Data shown
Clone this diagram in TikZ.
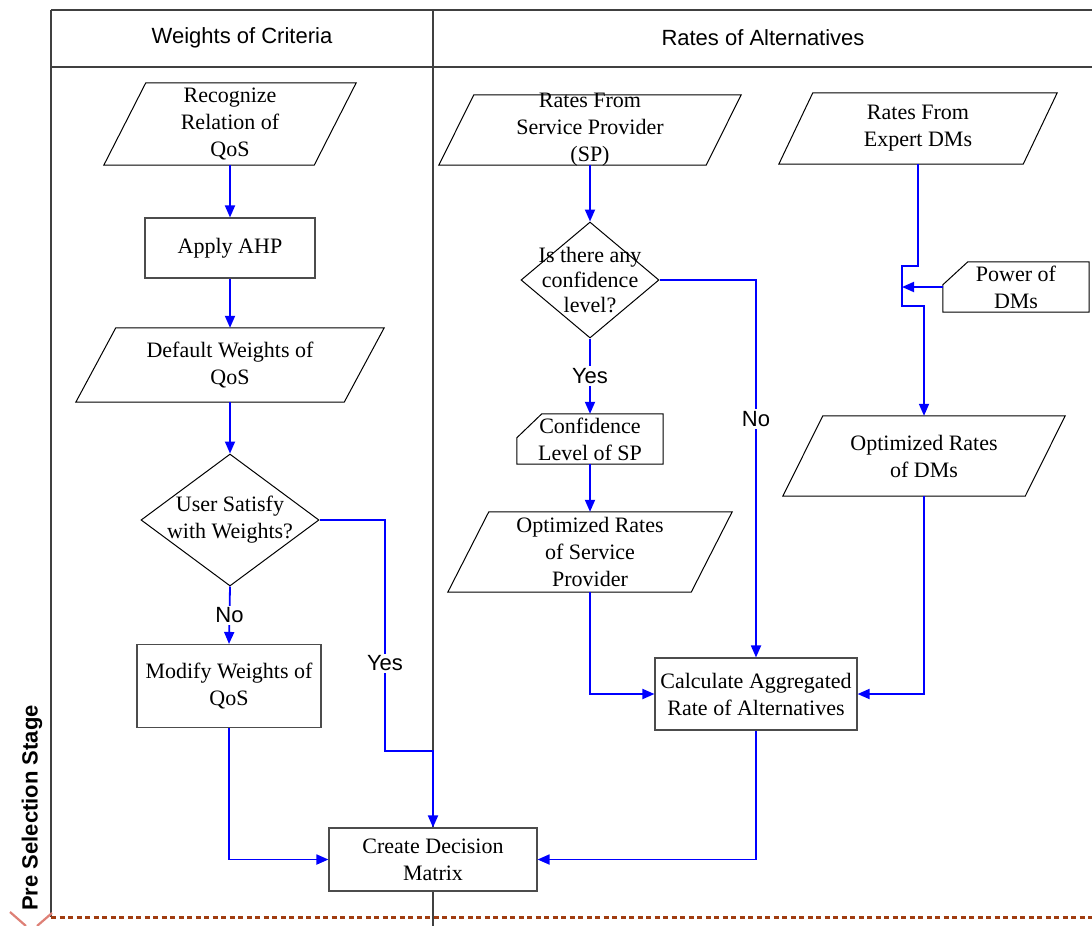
\documentclass[tikz,border=0pt]{standalone}
\usepackage{fontspec}
\setmainfont{Liberation Serif}
\setsansfont{Liberation Sans}
\usetikzlibrary{calc,shapes.geometric,arrows.meta}

\definecolor{stageline}{RGB}{160,60,16}
\definecolor{markred}{RGB}{222,128,118}

% slanted data box: name, x, y, width, height, slant, text
\newcommand{\slantbox}[7]{%
  \node[holder, minimum width=#4pt, minimum height=#5pt] (#1) at (#2,#3) {};
  \draw[shp] (#1.south west) -- ($(#1.north west)+(#6,0)$) -- (#1.north east)
    -- ($(#1.south east)-(#6,0)$) -- cycle;
  \node (#1-txt) at (#1) {#7};}

% card box with clipped top-left corner: name, x, y, width, height, cut x, cut y, text
\newcommand{\cardbox}[8]{%
  \node[holder, minimum width=#4pt, minimum height=#5pt] (#1) at (#2,#3) {};
  \draw[shp] (#1.south west) -- ($(#1.north west)+(0,#7)$) -- ($(#1.north west)+(#6,0)$)
    -- (#1.north east) -- (#1.south east) -- cycle;
  \node (#1-txt) at (#1) {#8};}

\begin{document}
\begin{tikzpicture}[x=1pt,y=-1pt,
  every node/.style={font=\fontsize{22}{27}\selectfont, align=center, inner sep=0pt},
  procbox/.style={rectangle, draw=black!70, fill=white, line width=1.1pt},
  holder/.style={rectangle, draw=none},
  shp/.style={draw=black, line width=1pt},
  decide/.style={diamond, draw=black, line width=1pt, inner sep=0pt},
  flow/.style={draw=blue, line width=1.8pt, -{Triangle[length=12pt,width=10pt]}},
  lbl/.style={fill=white, font=\sffamily\fontsize{22}{27}\selectfont, inner sep=2pt},
  lane/.style={draw=black!75, line width=1.3pt},
  headtext/.style={font=\sffamily\fontsize{22}{27}\selectfont},
]
\useasboundingbox (0,0) rectangle (1092,926);

% swimlane frame
\draw[lane] (51,10) -- (1092,10);
\draw[lane] (51,67) -- (1092,67);
\draw[lane] (51,10) -- (51,917);
\draw[lane] (433,10) -- (433,926);
\node[headtext] (h1) at (242,38) {Weights of Criteria};
\node[headtext] (h2) at (763,38) {Rates of Alternatives};
\node[rotate=90, font=\sffamily\bfseries\fontsize{22}{27}\selectfont] (stage) at (32,808) {Pre Selection Stage};

% stage boundary
\draw[stageline, line width=3pt, dash pattern=on 5pt off 3.5pt] (51,917) -- (1092,917);
\draw[markred, line width=2.2pt] (10,912) -- (26,926);
\draw[markred, line width=2.2pt] (52,913) -- (37,926);

% weights of criteria
\slantbox{rec}{230}{124}{252}{82}{42}{Recognize\\Relation of\\QoS}
\node[procbox, minimum width=170pt, minimum height=60pt] (ahp) at (230,248) {Apply AHP};
\slantbox{dw}{230}{365}{308}{74}{40}{Default Weights of\\QoS}
\node[decide, minimum width=178pt, minimum height=132pt] (us) at (230,520) {};
\node (us-txt) at (us) {User Satisfy\\with Weights?};
\node[procbox, minimum width=184pt, minimum height=83pt] (mod) at (229,686) {Modify Weights of\\QoS};
\node[procbox, minimum width=208pt, minimum height=63pt] (cdm) at (433,859.5) {Create Decision\\Matrix};

% rates of alternatives
\slantbox{sp}{590}{130}{302}{70}{35}{Rates From\\Service Provider\\(SP)}
\node[decide, minimum width=138pt, minimum height=116pt] (cd) at (590,280) {};
\node (cd-txt) at (cd) {Is there any\\[-2pt]confidence\\[-2pt]level?};
\cardbox{cl}{590}{439}{146}{50}{25}{24}{Confidence\\Level of SP}
\slantbox{osp}{590}{552}{284}{80}{41}{Optimized Rates\\of Service\\Provider}
\slantbox{exp}{918}{128.5}{278}{71}{34}{Rates From\\Expert DMs}
\cardbox{pw}{1016}{287}{146}{50}{25}{23}{Power of\\DMs}
\slantbox{odm}{924}{456}{282}{80}{40}{Optimized Rates\\of DMs}
\node[procbox, minimum width=202pt, minimum height=72pt] (calc) at (756,694) {Calculate Aggregated\\Rate of Alternatives};

% connectors
\draw[flow] (rec.south) -- (ahp.north);
\draw[flow] (ahp.south) -- (dw.north);
\draw[flow] (dw.south) -- (us.north);
\draw[flow] (us.south) -- node[lbl] {No} (mod.north);
\draw[flow] (us.east) -- (385,520) -- node[lbl, pos=0.62] {Yes} (385,751) -- (433,751) -- (cdm.north);
\draw[flow] (mod.south) |- (cdm.west);

\draw[flow] (sp.south) -- (cd.north);
\draw[flow] (cd.south) -- node[lbl] {Yes} (cl.north);
\draw[flow] (cd.east) -| node[lbl, pos=0.684] {No} (calc.north);
\draw[flow] (cl.south) -- (osp.north);
\draw[flow] (osp.south) |- (calc.west);

\draw[flow] (exp.south) -- (918,266) -- (902,266) -- (902,306) -- (924,306) -- (odm.north);
\coordinate (tap) at (902,287);
\draw[flow] (pw.west) -- (tap);
\draw[flow] (odm.south) |- (calc.east);
\draw[flow] (calc.south) |- (cdm.east);
\end{tikzpicture}
\end{document}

Request
Reproduce the listing word for word and omit its pictures.

Correct answer
Clone this diagram in TikZ.
\documentclass[tikz,border=0pt]{standalone}
\usepackage{fontspec}
\setmainfont{Liberation Serif}
\setsansfont{Liberation Sans}
\usetikzlibrary{calc,shapes.geometric,arrows.meta}

\definecolor{stageline}{RGB}{160,60,16}
\definecolor{markred}{RGB}{222,128,118}

% slanted data box: name, x, y, width, height, slant, text
\newcommand{\slantbox}[7]{%
  \node[holder, minimum width=#4pt, minimum height=#5pt] (#1) at (#2,#3) {};
  \draw[shp] (#1.south west) -- ($(#1.north west)+(#6,0)$) -- (#1.north east)
    -- ($(#1.south east)-(#6,0)$) -- cycle;
  \node (#1-txt) at (#1) {#7};}

% card box with clipped top-left corner: name, x, y, width, height, cut x, cut y, text
\newcommand{\cardbox}[8]{%
  \node[holder, minimum width=#4pt, minimum height=#5pt] (#1) at (#2,#3) {};
  \draw[shp] (#1.south west) -- ($(#1.north west)+(0,#7)$) -- ($(#1.north west)+(#6,0)$)
    -- (#1.north east) -- (#1.south east) -- cycle;
  \node (#1-txt) at (#1) {#8};}

\begin{document}
\begin{tikzpicture}[x=1pt,y=-1pt,
  every node/.style={font=\fontsize{22}{27}\selectfont, align=center, inner sep=0pt},
  procbox/.style={rectangle, draw=black!70, fill=white, line width=1.1pt},
  holder/.style={rectangle, draw=none},
  shp/.style={draw=black, line width=1pt},
  decide/.style={diamond, draw=black, line width=1pt, inner sep=0pt},
  flow/.style={draw=blue, line width=1.8pt, -{Triangle[length=12pt,width=10pt]}},
  lbl/.style={fill=white, font=\sffamily\fontsize{22}{27}\selectfont, inner sep=2pt},
  lane/.style={draw=black!75, line width=1.3pt},
  headtext/.style={font=\sffamily\fontsize{22}{27}\selectfont},
]
\useasboundingbox (0,0) rectangle (1092,926);

% swimlane frame
\draw[lane] (51,10) -- (1092,10);
\draw[lane] (51,67) -- (1092,67);
\draw[lane] (51,10) -- (51,917);
\draw[lane] (433,10) -- (433,926);
\node[headtext] (h1) at (242,38) {Weights of Criteria};
\node[headtext] (h2) at (763,38) {Rates of Alternatives};
\node[rotate=90, font=\sffamily\bfseries\fontsize{22}{27}\selectfont] (stage) at (32,808) {Pre Selection Stage};

% stage boundary
\draw[stageline, line width=3pt, dash pattern=on 5pt off 3.5pt] (51,917) -- (1092,917);
\draw[markred, line width=2.2pt] (10,912) -- (26,926);
\draw[markred, line width=2.2pt] (52,913) -- (37,926);

% weights of criteria
\slantbox{rec}{230}{124}{252}{82}{42}{Recognize\\Relation of\\QoS}
\node[procbox, minimum width=170pt, minimum height=60pt] (ahp) at (230,248) {Apply AHP};
\slantbox{dw}{230}{365}{308}{74}{40}{Default Weights of\\QoS}
\node[decide, minimum width=178pt, minimum height=132pt] (us) at (230,520) {};
\node (us-txt) at (us) {User Satisfy\\with Weights?};
\node[procbox, minimum width=184pt, minimum height=83pt] (mod) at (229,686) {Modify Weights of\\QoS};
\node[procbox, minimum width=208pt, minimum height=63pt] (cdm) at (433,859.5) {Create Decision\\Matrix};

% rates of alternatives
\slantbox{sp}{590}{130}{302}{70}{35}{Rates From\\Service Provider\\(SP)}
\node[decide, minimum width=138pt, minimum height=116pt] (cd) at (590,280) {};
\node (cd-txt) at (cd) {Is there any\\[-2pt]confidence\\[-2pt]level?};
\cardbox{cl}{590}{439}{146}{50}{25}{24}{Confidence\\Level of SP}
\slantbox{osp}{590}{552}{284}{80}{41}{Optimized Rates\\of Service\\Provider}
\slantbox{exp}{918}{128.5}{278}{71}{34}{Rates From\\Expert DMs}
\cardbox{pw}{1016}{287}{146}{50}{25}{23}{Power of\\DMs}
\slantbox{odm}{924}{456}{282}{80}{40}{Optimized Rates\\of DMs}
\node[procbox, minimum width=202pt, minimum height=72pt] (calc) at (756,694) {Calculate Aggregated\\Rate of Alternatives};

% connectors
\draw[flow] (rec.south) -- (ahp.north);
\draw[flow] (ahp.south) -- (dw.north);
\draw[flow] (dw.south) -- (us.north);
\draw[flow] (us.south) -- node[lbl] {No} (mod.north);
\draw[flow] (us.east) -- (385,520) -- node[lbl, pos=0.62] {Yes} (385,751) -- (433,751) -- (cdm.north);
\draw[flow] (mod.south) |- (cdm.west);

\draw[flow] (sp.south) -- (cd.north);
\draw[flow] (cd.south) -- node[lbl] {Yes} (cl.north);
\draw[flow] (cd.east) -| node[lbl, pos=0.684] {No} (calc.north);
\draw[flow] (cl.south) -- (osp.north);
\draw[flow] (osp.south) |- (calc.west);

\draw[flow] (exp.south) -- (918,266) -- (902,266) -- (902,306) -- (924,306) -- (odm.north);
\coordinate (tap) at (902,287);
\draw[flow] (pw.west) -- (tap);
\draw[flow] (odm.south) |- (calc.east);
\draw[flow] (calc.south) |- (cdm.east);
\end{tikzpicture}
\end{document}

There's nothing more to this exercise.